Here’s what Henderson failed to mention: schools in Baltimore County and in Baltimore are run by Democrats. Maryland’s legislature, which funds both systems, has been a Democratic body for decades.

Any failures of Baltimore’s school system -- which, according to a Manhattan Institute study, graduates only 48 percent of its students and only 39 percent of its black male students -- have to be blamed on the political party that’s run the system for years.

That would be Democrats.

...

I’ll use as Exhibit A Baltimore’s KIPP Ujima Village Academy, a fifth-through-eighth grade school that sits in a poor, predominantly black section of northwest Baltimore. On recent state assessment tests, these “poor black kids” Democrats claim to have so much affection for rocked it, totally blitzing their counterparts in predominantly white, affluent areas of the state.

Nearly 92 percent of KIPP’s sixth-graders scored at advanced or proficient levels in reading on the Maryland School Assessments. They beat 24 of 25 schools in Baltimore County and 15 of 19 schools in ritzy Howard County, just south of Baltimore.

In math, just over 89 percent of KIPP’s sixth-graders scored at advanced or proficient levels, beating 23 of 25 Baltimore County schools and 12 of 19 Howard County schools. One hundred percent of KIPP’s seventh and eighth graders scored at advanced or proficient in math, beating ALL schools in Baltimore County and Howard County.

I'll have to say this: parents are also to blame for the Baltimore City schools. There are not enough parents -- I'm drawing a blank on the phrase I want to use -- who care enough about the school system to raise hell.

April 10, 2006

MD Dems Don't Care About Black Kids in Baltimore

Maryland Democrats in the Maryland State House don't care about Black kids in Baltimore City schools which have been failing kids for 9 years.

From Monday's Baltimore Sun:

With just one vote to spare, the Senate today overrode Gov. Robert L. Ehrlich Jr.'s veto of a bill that would stall the state from taking over 11 failing Baltimore schools.
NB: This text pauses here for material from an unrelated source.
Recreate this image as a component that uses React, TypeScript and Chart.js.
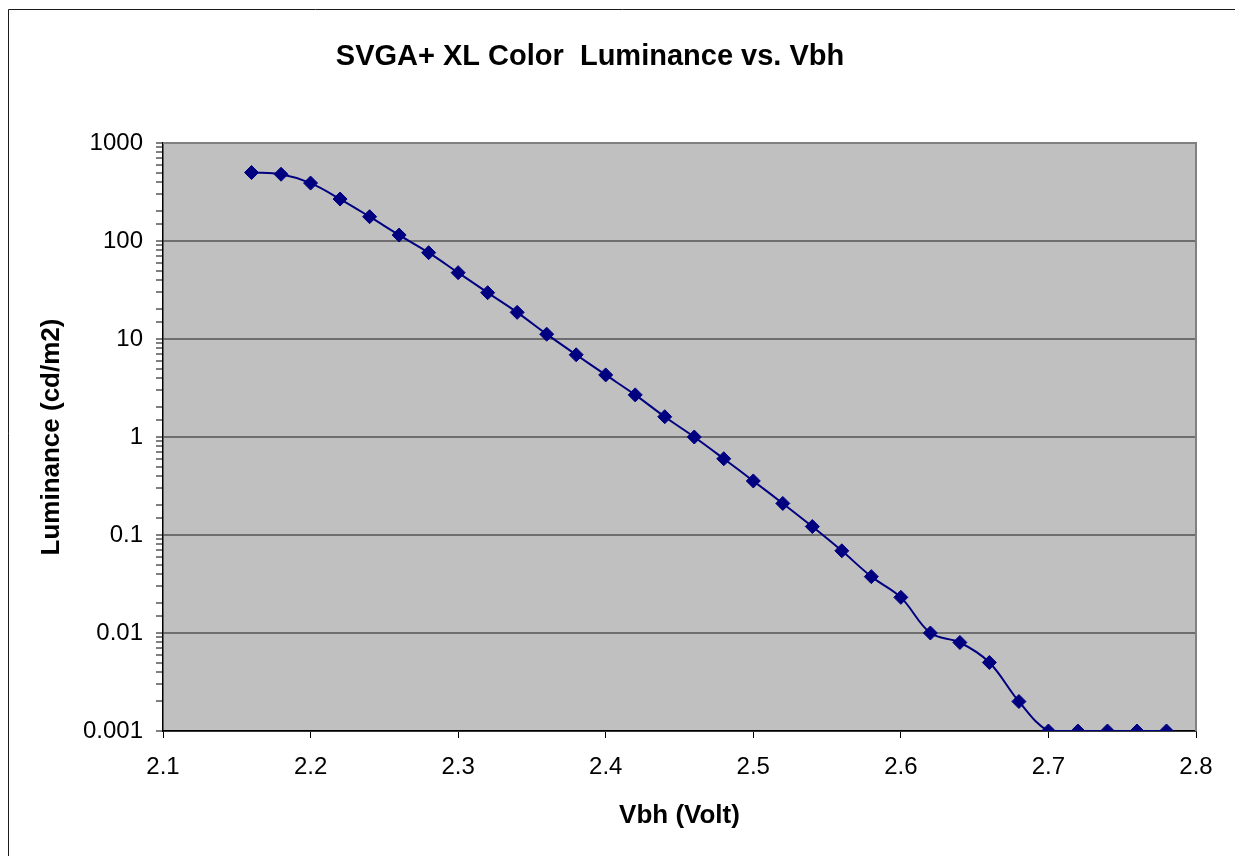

Voting 30-17, the Senate joined the House in defeating the governor's veto. The bill would put a one-year moratorium on the state's move to assume control of four high schools and put seven middle schools into the hands of independent operators by the fall of 2007.

Before the vote, Sen. Nathaniel J. McFadden, a Baltimore City Democrat, urged his colleagues to remember that this is an issue of "courtesy and local control."

"I'd like to thank the members of the Senate who were supportive of this effort," McFadden said. "The students and the citizens of Baltimore thank those who have gotten behind us."

McFadden ain't nuthin.

See:

Baltimore City Schools Don't Give A Damn
NCLB: A School Take Over

for the history.

This isn't the first time McFadden has worked against the interest of Blacks in Baltimore.